Este ano vimos casos de hackeamento nas Americanas e Mercado Livre. os invasores estão um passo adiante?
Ambos os ataques foram feitos pelo grupo LAPSUS$, que também atacou o Ministério da Saúde e órgãos de imprensa em Portugal, além da Microsoft e Okta. Eles comprometem serviços em nuvem, muito usados por diversas empresas e governos, capturando senhas por meio de processos como SIM swap, engenharia social via telefone ou recrutamento de insiders. Eles se valem de más configurações em processos de autenticação interna que usam tokens e notificações push enviadas para funcionários. Não diria que os invasores estão um passo adiante, pois as técnicas usadas são conhecidas. As empresas ou funcionários não adotaram políticas de segurança necessárias.

Empresas de consultoria e infraestrutura vendem a digitalização como um pacote, incluso nele um método de segurança eficaz. será?

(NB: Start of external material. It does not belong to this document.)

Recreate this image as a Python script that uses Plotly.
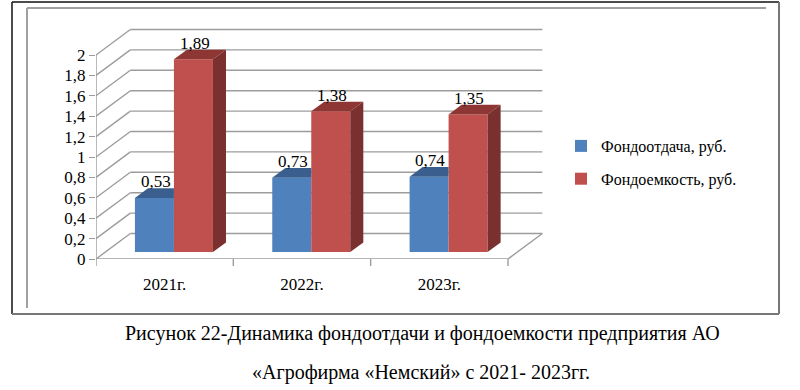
import plotly.graph_objects as go

# ---- data ----
categories = ["2021г.", "2022г.", "2023г."]
fondootdacha = [0.53, 0.73, 0.74]
fondoemkost = [1.89, 1.38, 1.35]
series_names = ["Фондоотдача, руб.", "Фондоемкость, руб."]
y_ticks = [0, 0.2, 0.4, 0.6, 0.8, 1, 1.2, 1.4, 1.6, 1.8, 2]
caption1 = "Рисунок 22-Динамика фондоотдачи и фондоемкости предприятия АО"
caption2 = "«Агрофирма «Немский» с 2021- 2023гг."

# ---- styling / geometry ----
FONT = "Liberation Serif"
BLUE, BLUE_TOP = "#4F81BD", "#3A5F8E"
RED, RED_TOP, RED_SIDE = "#C0504D", "#8E3633", "#79302E"
GRID = "#9C9C9C"

W, H = 800, 390
ML, MR, MT, MB = 96, 240, 20, 131
PW, PH = W - ML - MR, H - MT - MB
XPX = 137.33   # px per category unit
YPX = 102.0    # px per value unit
x_lo = -0.5
x_hi = x_lo + PW / XPX
y_hi = PH / YPX

DX, DY = 0.25, 0.25       # full depth of the 3D box in data units
F1, FD = 0.27, 0.38       # bar front-plane depth fraction and bar depth fraction
BW = 0.284                # bar width in category units

def xp(px):
    return (px - ML) / PW

def yp(py):
    return (H - MB - py) / PH

fig = go.Figure()

xs = list(range(len(categories)))
x_end = len(categories) - 0.5
bx = F1 * DX
by = F1 * DY
ddx, ddy = FD * DX, FD * DY

fig.add_trace(go.Bar(
    x=[i + bx for i in xs], y=fondootdacha, base=[by] * len(xs),
    offset=-BW, width=BW, marker=dict(color=BLUE, line=dict(width=0)),
    name=series_names[0], legendgroup="a", hoverinfo="skip"))
fig.add_trace(go.Bar(
    x=[i + bx for i in xs], y=fondoemkost, base=[by] * len(xs),
    offset=0, width=BW, marker=dict(color=RED, line=dict(width=0)),
    name=series_names[1], legendgroup="b", hoverinfo="skip"))

def poly(pts, color):
    fig.add_trace(go.Scatter(
        x=[p[0] for p in pts] + [pts[0][0]], y=[p[1] for p in pts] + [pts[0][1]],
        mode="lines", fill="toself", fillcolor=color, line=dict(width=0, color=color),
        showlegend=False, hoverinfo="skip"))

annots = []
for i, (vb, vr) in enumerate(zip(fondootdacha, fondoemkost)):
    x0, x1 = i + bx - BW, i + bx
    yt = vb + by
    poly([(x0, yt), (x1, yt), (x1, yt + ddy), (x0 + ddx, yt + ddy)], BLUE_TOP)
    r0, r1 = i + bx, i + bx + BW
    rt = vr + by
    poly([(r0, rt), (r1, rt), (r1 + ddx, rt + ddy), (r0 + ddx, rt + ddy)], RED_TOP)
    poly([(r1, by), (r1, rt), (r1 + ddx, rt + ddy), (r1 + ddx, by + ddy)], RED_SIDE)
    for (c0, v, t) in ((x0, vb, yt), (r0, vr, rt)):
        annots.append(dict(
            x=c0 + BW / 2 + 0.01, y=t + ddy, xref="x", yref="y",
            text=f"{v:.2f}".replace(".", ","), showarrow=False,
            yanchor="bottom", yshift=-5,
            font=dict(family=FONT, size=17, color="#000000")))

shapes = []
for v in y_ticks:
    shapes.append(dict(type="line", xref="x", yref="y", x0=x_lo + DX, y0=v + DY,
                       x1=x_end + DX, y1=v + DY, line=dict(color=GRID, width=1.4), layer="below"))
    shapes.append(dict(type="line", xref="x", yref="y", x0=x_lo, y0=v,
                       x1=x_lo + DX, y1=v + DY, line=dict(color=GRID, width=1.4), layer="below"))
shapes.append(dict(type="line", xref="x", yref="y", x0=x_lo, y0=0, x1=x_end, y1=0,
                   line=dict(color=GRID, width=1.4), layer="below"))
shapes.append(dict(type="line", xref="x", yref="y", x0=x_end, y0=0, x1=x_end + DX, y1=DY,
                   line=dict(color=GRID, width=1.4), layer="below"))
shapes.append(dict(type="line", xref="x", yref="y", x0=x_lo, y0=0, x1=x_lo, y1=y_ticks[-1],
                   line=dict(color=GRID, width=1.4), layer="below"))
# category boundary tick marks
for i in range(len(categories) + 1):
    shapes.append(dict(type="line", xref="x", yref="paper", x0=i - 0.5, x1=i - 0.5,
                       y0=0, y1=-7, ysizemode="pixel", yanchor=0,
                       line=dict(color=GRID, width=1.4)))

shapes.append(dict(type="line", xref="paper", yref="paper", x0=xp(12), y0=yp(2), x1=xp(12), y1=yp(314),
                   line=dict(color="#111", width=1.5)))
shapes.append(dict(type="line", xref="paper", yref="paper", x0=xp(12), y0=yp(2), x1=xp(779), y1=yp(2),
                   line=dict(color="#111", width=1.5)))
shapes.append(dict(type="line", xref="paper", yref="paper", x0=xp(779), y0=yp(2), x1=xp(779), y1=yp(314),
                   line=dict(color="#777", width=2)))
shapes.append(dict(type="line", xref="paper", yref="paper", x0=xp(12), y0=yp(314), x1=xp(779), y1=yp(314),
                   line=dict(color="#777", width=2)))
shapes.append(dict(type="line", xref="paper", yref="paper", x0=xp(27), y0=yp(8), x1=xp(27), y1=yp(308),
                   line=dict(color="#A0A0A0", width=2)))
shapes.append(dict(type="line", xref="paper", yref="paper", x0=xp(27), y0=yp(8), x1=xp(766), y1=yp(8),
                   line=dict(color="#A0A0A0", width=2)))

annots.append(dict(x=xp(422), y=yp(333), xref="paper", yref="paper", text=caption1,
                   showarrow=False, xanchor="center", yanchor="middle",
                   font=dict(family=FONT, size=20, color="#000000")))
annots.append(dict(x=xp(421), y=yp(372), xref="paper", yref="paper", text=caption2,
                   showarrow=False, xanchor="center", yanchor="middle",
                   font=dict(family=FONT, size=20, color="#000000")))

fig.update_layout(
    template="none",
    width=W, height=H, margin=dict(l=ML, r=MR, t=MT, b=MB, pad=0),
    paper_bgcolor="white", plot_bgcolor="white",
    font=dict(family=FONT, color="#000000"),
    xaxis=dict(range=[x_lo, x_hi], tickvals=xs, ticktext=categories,
               ticks="outside", ticklen=10, tickcolor="rgba(0,0,0,0)",
               showgrid=False, zeroline=False, showline=False,
               tickfont=dict(family=FONT, size=17, color="#000000")),
    yaxis=dict(range=[0, y_hi], tickvals=y_ticks,
               ticktext=[f"{v:g}".replace(".", ",") for v in y_ticks],
               ticks="outside", ticklen=6,
               tickcolor=GRID, tickwidth=1.4, showgrid=False, zeroline=False, showline=False,
               tickfont=dict(family=FONT, size=17, color="#000000")),
    shapes=shapes, annotations=annots,
    legend=dict(x=xp(561), y=yp(129), xanchor="left", yanchor="top", itemwidth=30,
                tracegroupgap=9,
                font=dict(family=FONT, size=16, color="#000000"), bgcolor="rgba(0,0,0,0)"),
    showlegend=True,
)

fig.write_html("out.html")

Empresas que vendem serviços na nuvem garantem a segurança da infraestrutura usada pelos clientes, mas a configuração de acesso e controle dos dados é de responsabilidade dos clientes. A própria LGPD (Lei Geral de Proteção de Dados) define claramente isso. A digitalização é um meio de diminuir os gastos com TI e garantir escalabilidade do negócio, mas é preciso segurança, já que um dos princípios do processamento em nuvem é a acessibilidade remota. Quanto maior a acessibilidade, maior também o acesso para os criminosos.